The current crisis is partly the result of inadequate regulation.
None of these moves would address the availability of heroin and fentanyl. Indeed, if physicians deny users opioids, or if the price of illicit prescription opioids begins to rise as the supply falls, demand for heroin and fentanyl will rise, possibly raising death rates, at least in the short run. In 2014, deaths from overdosing on prescription opioids fell, but deaths from fentanyl overdoses almost doubled.
As long as there is demand, preventing those cheaper drugs from entering the country will be almost impossible. More than a million cargo containers cross the United States’ borders every month; any one of them could hold enough heroin to supply the country for that month or enough fentanyl to supply it for a year. Cracking down on the retail supply has become much harder since drug dealers started connecting with customers by cell phone rather than by loitering on street corners. Policing is expensive: annual police budgets nationwide total more than $100 billion. Ramping up operations against opioids would require either spending more money or doing less of something else: enforcing other drug laws or suppressing predatory crime, for example. Imprisoning more dealers would require letting other offenders out or reversing the widely desired decrease in the U.S. prison population, which now stands at five times its historical level and seven times the average rate of other rich democracies.

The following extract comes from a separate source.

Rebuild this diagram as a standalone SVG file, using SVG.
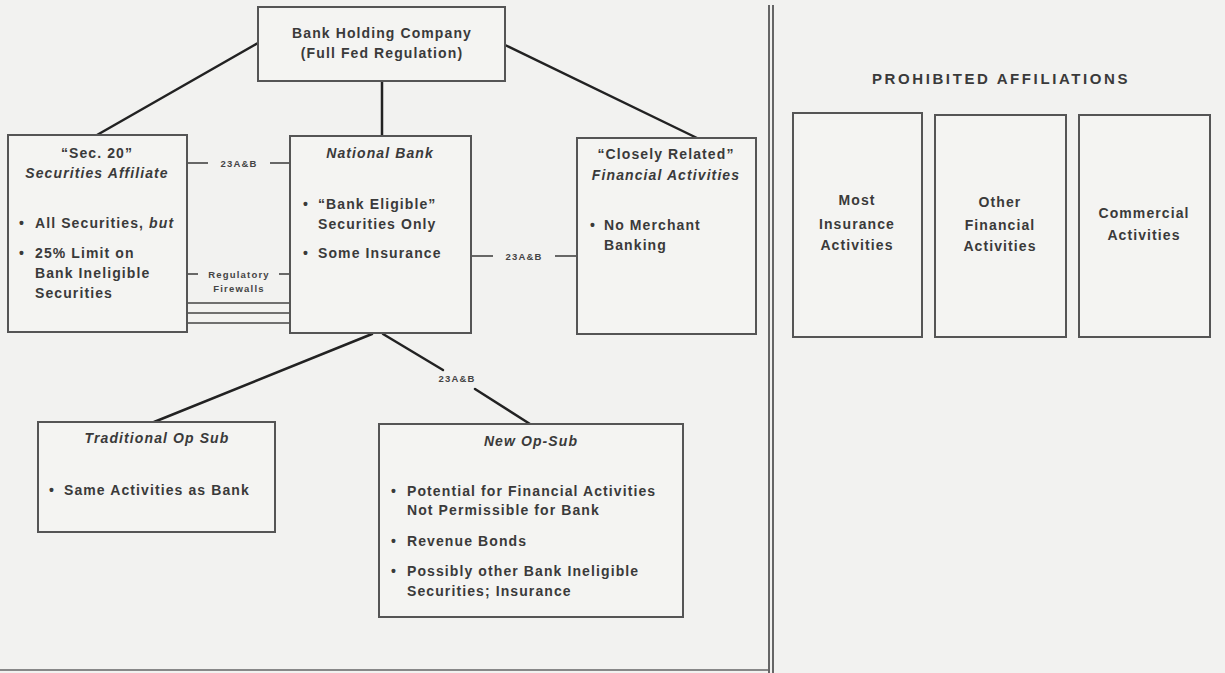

Cracking down on opioid prescribing could also make it much harder for people in genuine pain to receive relief. Opioids are often not the best way to manage pain, especially chronic, nonterminal pain: patients often need help changing patterns of work, stress, exercise, and diet. But too few health-care providers understand these approaches, and many insurers will not pay for them. Prescribing some pills is much cheaper than providing physical therapy.
A long-term solution would require better clinical practice and new drugs on the market both for pain relief and for opioid-dependency treatment. Buprenorphine, for example, a fairly cheap generic drug used in substitution therapy, can also relieve pain, and it carries a very low risk of overdose. But it is currently packaged and marketed primarily for treating opioid addiction and severe chronic pain; internists are more likely to prescribe the more dangerous hydrocodone or oxycodone. A drug company that wanted to make buprenorphine a routine pain drug would have to put a new formulation through a long, expensive regulatory process at the Food and Drug Administration, with no guarantee of regulatory success or sufficient clinical acceptance to recoup its investment.
The same is true of several promising drugs and formulations for drug treatment: someone has to pay to develop them, and right now there isn’t enough financial reward to justify the gamble. The federal government could fill that gap, funding not only basic research (as it currently does) but also the clinical-trial process for drugs with high social value but limited profit potential.
Ultimately, the opioid epidemic, like all epidemics, will burn itself out: as the grim joke shared among medical residents goes, “All bleeding stops, eventually.” But how many lives the epidemic takes, and how many it ruins, will depend on choices made today and tomorrow. The worst of the problem is almost certainly still to come.